* _Available data_
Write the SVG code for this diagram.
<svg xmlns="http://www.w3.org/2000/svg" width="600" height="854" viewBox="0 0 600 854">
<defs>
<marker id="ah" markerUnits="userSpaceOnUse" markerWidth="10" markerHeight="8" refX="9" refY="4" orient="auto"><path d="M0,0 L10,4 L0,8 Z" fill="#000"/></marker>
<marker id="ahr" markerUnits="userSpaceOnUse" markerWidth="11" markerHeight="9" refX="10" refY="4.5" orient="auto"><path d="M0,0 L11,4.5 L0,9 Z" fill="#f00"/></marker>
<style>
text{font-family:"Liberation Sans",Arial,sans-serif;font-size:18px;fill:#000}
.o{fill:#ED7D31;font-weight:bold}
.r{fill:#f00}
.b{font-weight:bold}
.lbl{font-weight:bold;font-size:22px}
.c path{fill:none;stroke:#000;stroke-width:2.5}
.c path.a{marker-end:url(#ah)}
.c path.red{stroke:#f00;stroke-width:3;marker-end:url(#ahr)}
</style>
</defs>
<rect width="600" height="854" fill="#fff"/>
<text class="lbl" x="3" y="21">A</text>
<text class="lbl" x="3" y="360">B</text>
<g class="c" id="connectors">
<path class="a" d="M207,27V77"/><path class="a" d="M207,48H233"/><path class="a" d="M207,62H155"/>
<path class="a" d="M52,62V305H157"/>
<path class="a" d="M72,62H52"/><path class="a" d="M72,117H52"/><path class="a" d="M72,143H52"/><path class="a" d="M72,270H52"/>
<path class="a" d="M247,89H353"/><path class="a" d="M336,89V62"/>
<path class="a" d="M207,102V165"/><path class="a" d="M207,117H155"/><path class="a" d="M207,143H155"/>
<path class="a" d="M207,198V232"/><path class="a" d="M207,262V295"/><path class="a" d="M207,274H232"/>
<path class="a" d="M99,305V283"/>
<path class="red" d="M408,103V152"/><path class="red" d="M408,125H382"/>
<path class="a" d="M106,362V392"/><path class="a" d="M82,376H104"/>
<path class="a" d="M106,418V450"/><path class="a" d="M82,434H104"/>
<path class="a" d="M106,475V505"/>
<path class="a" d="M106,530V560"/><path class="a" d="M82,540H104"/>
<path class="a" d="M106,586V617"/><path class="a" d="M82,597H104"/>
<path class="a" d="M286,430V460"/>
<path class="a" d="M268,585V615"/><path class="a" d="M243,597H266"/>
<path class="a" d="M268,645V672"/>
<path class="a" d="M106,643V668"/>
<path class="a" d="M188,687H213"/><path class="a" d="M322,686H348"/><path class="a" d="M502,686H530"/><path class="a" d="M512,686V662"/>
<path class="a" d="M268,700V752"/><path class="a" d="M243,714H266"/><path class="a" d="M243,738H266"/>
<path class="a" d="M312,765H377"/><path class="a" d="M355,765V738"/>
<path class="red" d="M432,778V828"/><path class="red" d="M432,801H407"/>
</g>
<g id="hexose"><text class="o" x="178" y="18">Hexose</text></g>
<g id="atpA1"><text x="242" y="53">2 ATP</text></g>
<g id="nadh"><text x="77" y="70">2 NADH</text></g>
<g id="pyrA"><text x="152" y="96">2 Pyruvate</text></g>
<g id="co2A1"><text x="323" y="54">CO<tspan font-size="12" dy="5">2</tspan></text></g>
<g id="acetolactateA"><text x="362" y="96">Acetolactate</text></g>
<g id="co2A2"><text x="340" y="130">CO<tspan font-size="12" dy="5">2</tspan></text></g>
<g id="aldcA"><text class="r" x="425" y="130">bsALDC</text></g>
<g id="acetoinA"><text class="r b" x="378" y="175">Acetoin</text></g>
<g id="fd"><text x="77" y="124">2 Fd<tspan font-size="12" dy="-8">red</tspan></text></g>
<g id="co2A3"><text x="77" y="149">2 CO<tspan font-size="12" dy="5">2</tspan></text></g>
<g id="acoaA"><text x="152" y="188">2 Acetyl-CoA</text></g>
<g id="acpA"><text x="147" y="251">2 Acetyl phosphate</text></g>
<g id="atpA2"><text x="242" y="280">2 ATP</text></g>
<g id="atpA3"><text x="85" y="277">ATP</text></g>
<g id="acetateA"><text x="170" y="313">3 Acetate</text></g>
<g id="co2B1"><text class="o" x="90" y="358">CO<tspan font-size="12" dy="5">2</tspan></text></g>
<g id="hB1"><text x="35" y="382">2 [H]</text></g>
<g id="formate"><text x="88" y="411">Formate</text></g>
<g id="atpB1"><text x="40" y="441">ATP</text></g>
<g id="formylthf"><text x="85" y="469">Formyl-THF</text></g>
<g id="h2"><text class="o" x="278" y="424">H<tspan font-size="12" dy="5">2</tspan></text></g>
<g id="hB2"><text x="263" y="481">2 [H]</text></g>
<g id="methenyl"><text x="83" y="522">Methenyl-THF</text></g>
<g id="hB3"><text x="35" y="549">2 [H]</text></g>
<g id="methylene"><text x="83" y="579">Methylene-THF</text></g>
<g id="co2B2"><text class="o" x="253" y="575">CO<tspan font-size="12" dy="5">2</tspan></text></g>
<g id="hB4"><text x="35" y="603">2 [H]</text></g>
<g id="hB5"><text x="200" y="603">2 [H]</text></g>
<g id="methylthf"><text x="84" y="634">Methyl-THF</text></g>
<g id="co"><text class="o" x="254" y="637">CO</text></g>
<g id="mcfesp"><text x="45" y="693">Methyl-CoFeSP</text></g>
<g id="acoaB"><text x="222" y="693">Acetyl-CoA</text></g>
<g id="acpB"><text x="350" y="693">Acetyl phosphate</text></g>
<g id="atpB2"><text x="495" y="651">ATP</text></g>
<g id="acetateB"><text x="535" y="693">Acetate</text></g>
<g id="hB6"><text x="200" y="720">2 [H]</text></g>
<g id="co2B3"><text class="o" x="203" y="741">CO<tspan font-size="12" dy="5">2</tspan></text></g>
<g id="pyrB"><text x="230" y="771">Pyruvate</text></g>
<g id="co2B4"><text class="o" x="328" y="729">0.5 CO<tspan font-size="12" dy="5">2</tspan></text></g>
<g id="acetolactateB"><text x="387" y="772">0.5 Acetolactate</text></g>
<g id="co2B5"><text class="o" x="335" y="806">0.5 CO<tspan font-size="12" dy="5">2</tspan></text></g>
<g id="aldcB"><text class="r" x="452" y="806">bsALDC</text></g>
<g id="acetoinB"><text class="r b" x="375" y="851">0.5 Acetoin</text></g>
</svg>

* _What you have to do_
Copy out every line of the data above, exactly as given.

* _Complete answer_
Write the SVG code for this diagram.
<svg xmlns="http://www.w3.org/2000/svg" width="600" height="854" viewBox="0 0 600 854">
<defs>
<marker id="ah" markerUnits="userSpaceOnUse" markerWidth="10" markerHeight="8" refX="9" refY="4" orient="auto"><path d="M0,0 L10,4 L0,8 Z" fill="#000"/></marker>
<marker id="ahr" markerUnits="userSpaceOnUse" markerWidth="11" markerHeight="9" refX="10" refY="4.5" orient="auto"><path d="M0,0 L11,4.5 L0,9 Z" fill="#f00"/></marker>
<style>
text{font-family:"Liberation Sans",Arial,sans-serif;font-size:18px;fill:#000}
.o{fill:#ED7D31;font-weight:bold}
.r{fill:#f00}
.b{font-weight:bold}
.lbl{font-weight:bold;font-size:22px}
.c path{fill:none;stroke:#000;stroke-width:2.5}
.c path.a{marker-end:url(#ah)}
.c path.red{stroke:#f00;stroke-width:3;marker-end:url(#ahr)}
</style>
</defs>
<rect width="600" height="854" fill="#fff"/>
<text class="lbl" x="3" y="21">A</text>
<text class="lbl" x="3" y="360">B</text>
<g class="c" id="connectors">
<path class="a" d="M207,27V77"/><path class="a" d="M207,48H233"/><path class="a" d="M207,62H155"/>
<path class="a" d="M52,62V305H157"/>
<path class="a" d="M72,62H52"/><path class="a" d="M72,117H52"/><path class="a" d="M72,143H52"/><path class="a" d="M72,270H52"/>
<path class="a" d="M247,89H353"/><path class="a" d="M336,89V62"/>
<path class="a" d="M207,102V165"/><path class="a" d="M207,117H155"/><path class="a" d="M207,143H155"/>
<path class="a" d="M207,198V232"/><path class="a" d="M207,262V295"/><path class="a" d="M207,274H232"/>
<path class="a" d="M99,305V283"/>
<path class="red" d="M408,103V152"/><path class="red" d="M408,125H382"/>
<path class="a" d="M106,362V392"/><path class="a" d="M82,376H104"/>
<path class="a" d="M106,418V450"/><path class="a" d="M82,434H104"/>
<path class="a" d="M106,475V505"/>
<path class="a" d="M106,530V560"/><path class="a" d="M82,540H104"/>
<path class="a" d="M106,586V617"/><path class="a" d="M82,597H104"/>
<path class="a" d="M286,430V460"/>
<path class="a" d="M268,585V615"/><path class="a" d="M243,597H266"/>
<path class="a" d="M268,645V672"/>
<path class="a" d="M106,643V668"/>
<path class="a" d="M188,687H213"/><path class="a" d="M322,686H348"/><path class="a" d="M502,686H530"/><path class="a" d="M512,686V662"/>
<path class="a" d="M268,700V752"/><path class="a" d="M243,714H266"/><path class="a" d="M243,738H266"/>
<path class="a" d="M312,765H377"/><path class="a" d="M355,765V738"/>
<path class="red" d="M432,778V828"/><path class="red" d="M432,801H407"/>
</g>
<g id="hexose"><text class="o" x="178" y="18">Hexose</text></g>
<g id="atpA1"><text x="242" y="53">2 ATP</text></g>
<g id="nadh"><text x="77" y="70">2 NADH</text></g>
<g id="pyrA"><text x="152" y="96">2 Pyruvate</text></g>
<g id="co2A1"><text x="323" y="54">CO<tspan font-size="12" dy="5">2</tspan></text></g>
<g id="acetolactateA"><text x="362" y="96">Acetolactate</text></g>
<g id="co2A2"><text x="340" y="130">CO<tspan font-size="12" dy="5">2</tspan></text></g>
<g id="aldcA"><text class="r" x="425" y="130">bsALDC</text></g>
<g id="acetoinA"><text class="r b" x="378" y="175">Acetoin</text></g>
<g id="fd"><text x="77" y="124">2 Fd<tspan font-size="12" dy="-8">red</tspan></text></g>
<g id="co2A3"><text x="77" y="149">2 CO<tspan font-size="12" dy="5">2</tspan></text></g>
<g id="acoaA"><text x="152" y="188">2 Acetyl-CoA</text></g>
<g id="acpA"><text x="147" y="251">2 Acetyl phosphate</text></g>
<g id="atpA2"><text x="242" y="280">2 ATP</text></g>
<g id="atpA3"><text x="85" y="277">ATP</text></g>
<g id="acetateA"><text x="170" y="313">3 Acetate</text></g>
<g id="co2B1"><text class="o" x="90" y="358">CO<tspan font-size="12" dy="5">2</tspan></text></g>
<g id="hB1"><text x="35" y="382">2 [H]</text></g>
<g id="formate"><text x="88" y="411">Formate</text></g>
<g id="atpB1"><text x="40" y="441">ATP</text></g>
<g id="formylthf"><text x="85" y="469">Formyl-THF</text></g>
<g id="h2"><text class="o" x="278" y="424">H<tspan font-size="12" dy="5">2</tspan></text></g>
<g id="hB2"><text x="263" y="481">2 [H]</text></g>
<g id="methenyl"><text x="83" y="522">Methenyl-THF</text></g>
<g id="hB3"><text x="35" y="549">2 [H]</text></g>
<g id="methylene"><text x="83" y="579">Methylene-THF</text></g>
<g id="co2B2"><text class="o" x="253" y="575">CO<tspan font-size="12" dy="5">2</tspan></text></g>
<g id="hB4"><text x="35" y="603">2 [H]</text></g>
<g id="hB5"><text x="200" y="603">2 [H]</text></g>
<g id="methylthf"><text x="84" y="634">Methyl-THF</text></g>
<g id="co"><text class="o" x="254" y="637">CO</text></g>
<g id="mcfesp"><text x="45" y="693">Methyl-CoFeSP</text></g>
<g id="acoaB"><text x="222" y="693">Acetyl-CoA</text></g>
<g id="acpB"><text x="350" y="693">Acetyl phosphate</text></g>
<g id="atpB2"><text x="495" y="651">ATP</text></g>
<g id="acetateB"><text x="535" y="693">Acetate</text></g>
<g id="hB6"><text x="200" y="720">2 [H]</text></g>
<g id="co2B3"><text class="o" x="203" y="741">CO<tspan font-size="12" dy="5">2</tspan></text></g>
<g id="pyrB"><text x="230" y="771">Pyruvate</text></g>
<g id="co2B4"><text class="o" x="328" y="729">0.5 CO<tspan font-size="12" dy="5">2</tspan></text></g>
<g id="acetolactateB"><text x="387" y="772">0.5 Acetolactate</text></g>
<g id="co2B5"><text class="o" x="335" y="806">0.5 CO<tspan font-size="12" dy="5">2</tspan></text></g>
<g id="aldcB"><text class="r" x="452" y="806">bsALDC</text></g>
<g id="acetoinB"><text class="r b" x="375" y="851">0.5 Acetoin</text></g>
</svg>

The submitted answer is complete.